Mi hija de siete años se despertó gritando una noche. Un compañero del colegio le había contado que en Chile ahora hay delincuentes que se roban autos con niños adentro. Que en su casa, incluso, habían ensayado qué hacer si les pasaba algo así. Aunque intenté tranquilizarla, su miedo era real. Y no estaba sola.
Según la última Encuesta Nacional Urbana de Seguridad Ciudadana, el 87,7 % de los chilenos cree que la delincuencia ha aumentado. El miedo al secuestro, una figura que antes parecía sacada de una serie policial, hoy se ha instalado en la sobremesa, en los recreos escolares, en los grupos de WhatsApp. En este escenario, hay un componente clave que suele estar ausente en el debate público: la comunicación. Ahí también se juega una parte crucial de esta batalla.
Una estrategia de seguridad efectiva debería apoyarse en tres pilares: proteger, contener y persuadir. Y es esta última dimensión, la persuasión, la menos discutida, pero posiblemente la más subestimada. Porque no basta con hablarle a la ciudadanía: también hay que hablarle al delincuente.
Como ha advertido el investigador británico Mark Galeotti, experto en crimen organizado, las mafias modernas se comunican mejor que los Estados. Usan redes sociales, tecnologías encriptadas y plataformas digitales no solo para coordinar delitos, sino para propagar relatos que instalan miedo, desinformación y poder simbólico. Operan como redes fluidas, móviles, sin centro. Y lo hacen rápido, con mucha eficacia.
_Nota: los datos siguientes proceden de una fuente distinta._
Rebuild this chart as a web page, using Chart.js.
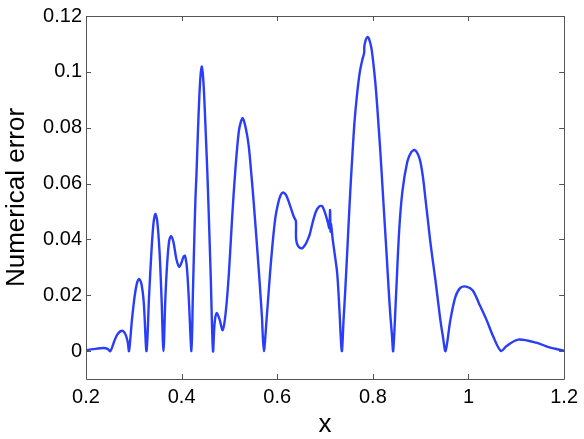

Mientras tanto, la comunicación estatal muchas veces aparece fragmentada, ambigua, reactiva. Pero Galeotti lo dice con claridad: la comunicación puede ser tanto una herramienta de combate como una vulnerabilidad crítica. Si se gestiona bien, permite articular vigilancia, coordinación y confianza. Si no, queda expuesta a la manipulación o la indiferencia.
La certeza de consecuencias es una de las formas más poderosas de disuasión. Pero esa certeza no se construye solo con palabras; se construye con hechos, acciones visibles, consistentes, sostenidas, y luego se comunica con fuerza. Porque la seguridad también es un relato, y el cual debe ser claro, firme y coherente.
Cuando el lenguaje de la autoridad es débil o técnico, el mensaje que se instala es peligroso: “El Estado no está”, “nadie me mira”, “todo se justifica”. En ese vacío, la impunidad se vuelve cultural. Por el contrario, cuando la acción es rápida, concreta y bien narrada, la autoridad recupera el control simbólico del espacio público. Se transmite algo fundamental: que infringir la ley tiene consecuencias, que el Estado sí está presente, y que la ciudadanía no está sola.
Por eso no se trata de elegir entre actuar o comunicar. Se trata de hacer ambas cosas bien. Operativos efectivos, investigaciones exitosas, detenciones visibles: todo eso también forma parte del lenguaje con que el Estado se expresa. Y cuando ese lenguaje se articula con precisión, autoridad y oportunidad, la disuasión ocurre.
Lo que necesitamos no es solamente hacer más reformas, cámaras o declaraciones. Necesitamos una narrativa pública de autoridad: una que contenga a quienes tienen miedo, que advierta a quienes cruzan la línea, y que haga evidente, en palabras y en hechos, que es el Estado el que manda. Una narrativa bien construida puede contener. Puede disuadir. Puede articular.
Porque si el miedo es contagioso, la certeza también puede serlo. Y al final, eso es lo que todos, especialmente nuestros niños, necesitamos para dormir tranquilos.